#MSMakesMe find my inner strength

Fri 28 April 2023

Harveel Heer

 “If I was to diagnose you with relapsing remitting MS today, what would that mean for you?” the neurologist asked me back in 2014. And straight away, I said “Can I still work?”

That was my immediate reaction but there were many things I thought MS would deny me – from my health and fitness, to progressing in my career.

I’ve been on a journey since (9 years this year) - full of highs and lows. Part of the healing process was to find the positives – to flip the script when the negative thoughts were taking over.

And with help and support over the last few years, MS now makes me want to go after all those things I thought I’d lose when I was diagnosed.

My health

Since my diagnosis, I’m always researching the environmental factors that may help me in keeping well with MS. I believe there’s a vital connection between the gut and the brain, each affecting the other. I think there might be triggers through food and stress that affect my MS. So I make decisions to try and control that.  

There is so much advice on social media, in books, some great podcasts and webinars but please seek medical advice before making any drastic changes to your regime. This approach is in addition to any disease modifying therapies I have been on.

My fitness

I’ve always had a vision of what Harveel looked like – I’d visualise her in the mirror and knew there was no magic pill I could take to achieve her. For many years, I thought I wouldn’t be able to do what I do now. But last year I invested in a fitness coach - he understood the brief and we got working. Although the goal was physical, the mental benefits have far outweighed this.

I’m not only in the best shape of my life, but I’m able to navigate the lows of MS a lot better with an improved mindset. I feel in control of my body again. And I can’t deny that MS makes me want to fight it everyday to get closer to my goals.

My career

I’m a marketing professional which comes with a lot of pressure, tight deadlines and spinning a lot of plates.
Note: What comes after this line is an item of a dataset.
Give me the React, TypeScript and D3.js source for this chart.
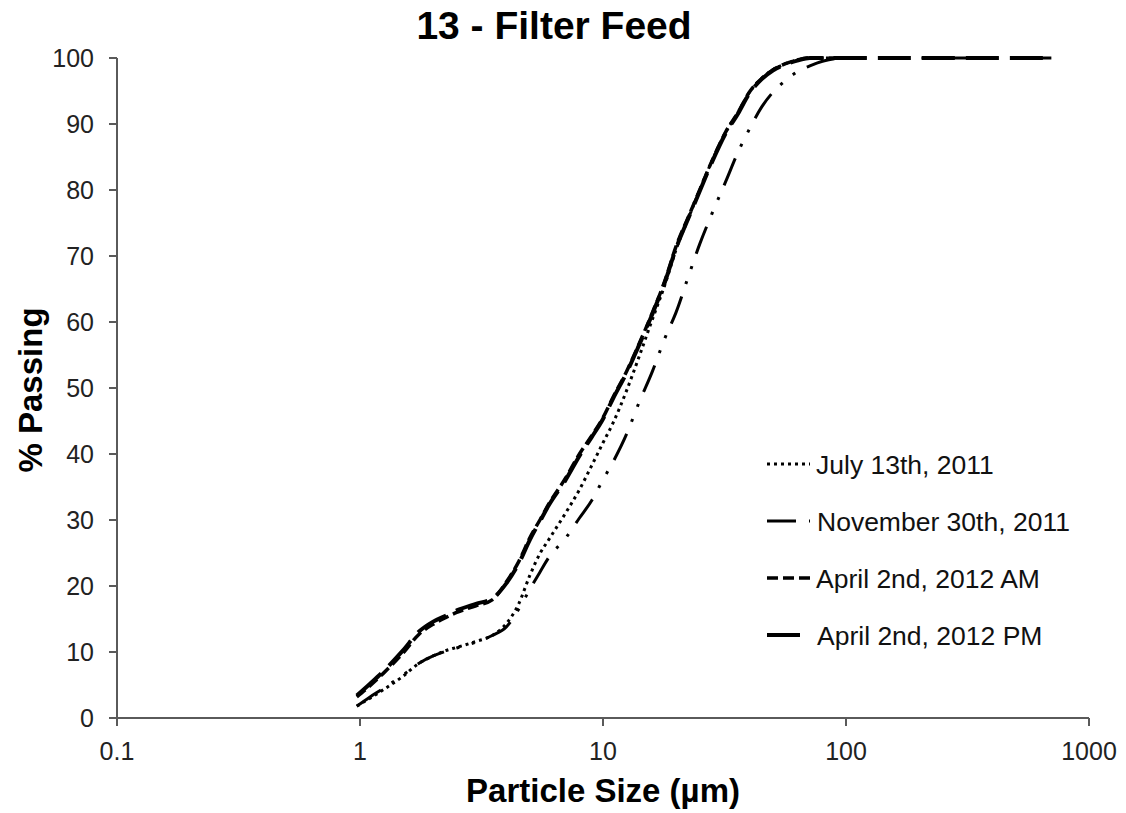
import React from 'react';
import * as d3 from 'd3';

// particle size classes (µm)
const sizes = [
  0.97, 1.1, 1.25, 1.5, 1.75, 2, 2.25, 2.5, 3, 3.5, 4, 4.5, 5, 5.5, 6, 7, 8, 9, 10, 11, 12.5, 14, 16, 18,
  20, 22.5, 25, 28, 32, 36, 40, 45, 50, 56, 63, 71, 80, 90, 100, 200, 400, 700,
];

// % passing for each sample
const july13 = [
  1.8, 3.0, 4.3, 6.3, 8.3, 9.4, 10.2, 10.7, 11.6, 12.5, 14.3, 17.3, 21.6, 24.9, 27.1, 31.0, 34.6, 38.3,
  41.7, 44.7, 49.6, 54.5, 60.5, 65.7, 71.0, 75.8, 80.0, 84.3, 88.8, 91.8, 94.8, 96.9, 98.2, 99.1, 99.7,
  100, 100, 100, 100,
];
const nov30 = [
  1.8, 3.2, 4.5, 6.5, 8.3, 9.4, 10.1, 10.6, 11.5, 12.5, 13.8, 16.5, 19.5, 22.1, 24.4, 27.2, 30.3, 33.0,
  36.1, 38.8, 43.0, 47.6, 52.6, 57.6, 61.5, 67.0, 71.8, 76.3, 81.3, 85.8, 89.2, 92.6, 94.8, 96.5, 97.9,
  98.8, 99.5, 99.9, 100, 100, 100, 100,
];
const april2AM = [
  3.2, 4.9, 6.8, 9.8, 12.7, 14.2, 15.2, 16.0, 17.0, 17.9, 20.6, 23.7, 27.3, 30.0, 32.5, 36.3, 40.0, 42.8,
  45.5, 48.6, 52.5, 56.5, 61.5, 66.3, 71.5, 76.0, 80.0, 84.3, 88.8, 91.8, 94.8, 96.9, 98.2, 99.1, 99.7,
  100, 100, 100, 100,
];
const april2PM = [
  3.4, 5.2, 7.1, 10.2, 13.1, 14.6, 15.5, 16.3, 17.3, 18.1, 20.4, 23.4, 27.0, 29.8, 32.3, 36.0, 39.7, 42.6,
  45.3, 48.4, 52.3, 56.3, 61.3, 66.1, 71.2, 75.8, 79.8, 84.1, 88.6, 91.6, 94.6, 96.8, 98.1, 99.0, 99.6,
  100, 100, 100, 100, 100, 100, 100,
];

const seriesNames = ['July 13th, 2011', 'November 30th, 2011', 'April 2nd, 2012 AM', 'April 2nd, 2012 PM'];
const seriesValues = [july13, nov30, april2AM, april2PM];
const lineStyles = [
  { dash: '3,4', width: 3 },
  { dash: '29,13,3,13,3,13', width: 3 },
  { dash: '11,5', width: 3.5 },
  { dash: '33,11', width: 4 },
];

const xTicks = [0.1, 1, 10, 100, 1000];
const yTicks = [0, 10, 20, 30, 40, 50, 60, 70, 80, 90, 100];

const W = 1126;
const H = 813;
const left = 117;
const right = 1089;
const top = 58;
const bottom = 718;
const axisColor = '#5a5a5a';
const font = 'Liberation Sans, Arial, sans-serif';

export default function App() {
  const x = d3.scaleLog().domain([0.1, 1000]).range([left, right]);
  const y = d3.scaleLinear().domain([0, 100]).range([bottom, top]);

  const line = d3
    .line<[number, number]>()
    .x((d) => x(d[0]))
    .y((d) => y(d[1]))
    .curve(d3.curveMonotoneX);

  const legendX = 767;
  const legendY = 464;
  const legendStep = 57;

  return (
    <svg width={W} height={H} style={{ position: 'absolute', left: 0, top: 0, background: '#fff' }}>
      <text x={554} y={39} textAnchor='middle' fontFamily={font} fontWeight='bold' fontSize={39}>
        13 - Filter Feed
      </text>

      {/* axes */}
      <line x1={left} x2={left} y1={top} y2={bottom} stroke={axisColor} strokeWidth={2} />
      <line x1={left} x2={right} y1={bottom} y2={bottom} stroke={axisColor} strokeWidth={2} />
      {yTicks.map((t) => (
        <g key={'y' + t}>
          <line x1={left - 8} x2={left} y1={y(t)} y2={y(t)} stroke={axisColor} strokeWidth={2} />
          <text x={94} y={y(t)} dy='0.35em' textAnchor='end' fontFamily={font} fontSize={25} fill='#222'>
            {t}
          </text>
        </g>
      ))}
      {xTicks.map((t) => (
        <g key={'x' + t}>
          <line x1={x(t)} x2={x(t)} y1={bottom} y2={bottom + 8} stroke={axisColor} strokeWidth={2} />
          <text x={x(t)} y={760} textAnchor='middle' fontFamily={font} fontSize={25} fill='#222'>
            {t}
          </text>
        </g>
      ))}

      <text x={603} y={802} textAnchor='middle' fontFamily={font} fontWeight='bold' fontSize={33}>
        Particle Size (µm)
      </text>
      <text
        transform={`translate(42,${390}) rotate(-90)`}
        textAnchor='middle'
        fontFamily={font}
        fontWeight='bold'
        fontSize={33}
      >
        % Passing
      </text>

      {/* curves */}
      {seriesValues.map((vals, i) => (
        <path
          key={seriesNames[i]}
          d={line(vals.map((v, j) => [sizes[j], v] as [number, number])) || ''}
          fill='none'
          stroke='#000'
          strokeWidth={lineStyles[i].width}
          strokeDasharray={lineStyles[i].dash}
        />
      ))}

      {/* legend */}
      {seriesNames.map((name, i) => (
        <g key={'leg' + i} transform={`translate(${legendX},${legendY + i * legendStep})`}>
          <line
            x1={0}
            x2={43}
            y1={0}
            y2={0}
            stroke='#000'
            strokeWidth={lineStyles[i].width}
            strokeDasharray={lineStyles[i].dash}
          />
          <text x={i % 2 === 0 ? 49 : 50} y={0} dy='0.36em' fontFamily={font} fontSize={26.5} fill='#111'>
            {name}
          </text>
        </g>
      ))}
    </svg>
  );
}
I initially thought the dream of progressing in my career at my marketing agency was over.  

When I spoke to my employers to tell them of my diagnosis, I remember saying to them something along the lines of “I’ll no longer be able to do my job”. But their unwavering support, belief and adapting to my MS needs has proved me wrong.

In return I want to give back more. At times, I can’t believe the opportunities they have presented me with – YES me, someone with MS! MS now makes me want to go even further – what’s the next challenge? And can I (someone living with MS) actually accomplish that?

These victories hit different with a chronic illness

I guess what I’m trying to say here is that despite feeling like I’d failed myself when I was first diagnosed, I’ve taken the steps to go after my goals more than ever. It’s never going to leave me: MS is here to stay. I don’t know about tomorrow and instead of worrying about it, I’m just grateful of what I’ve achieved today. In a weird way, MS has been, is and hopefully will continue to be my secret weapon.

Before I go, I just want to leave you a little something, this #MSWEEK

Accept and grieve your diagnosis. Take as long as you need. You can’t put a time on something like this, take each day as it comes but never stop dreaming. You may need to take an alternative route, it may be more challenging with your MS but don’t tell yourself a story that isn’t true. Seek the help, and just take the first step.

To all the MS warriors out there – may MS make you find your inner strength you didn’t know you had.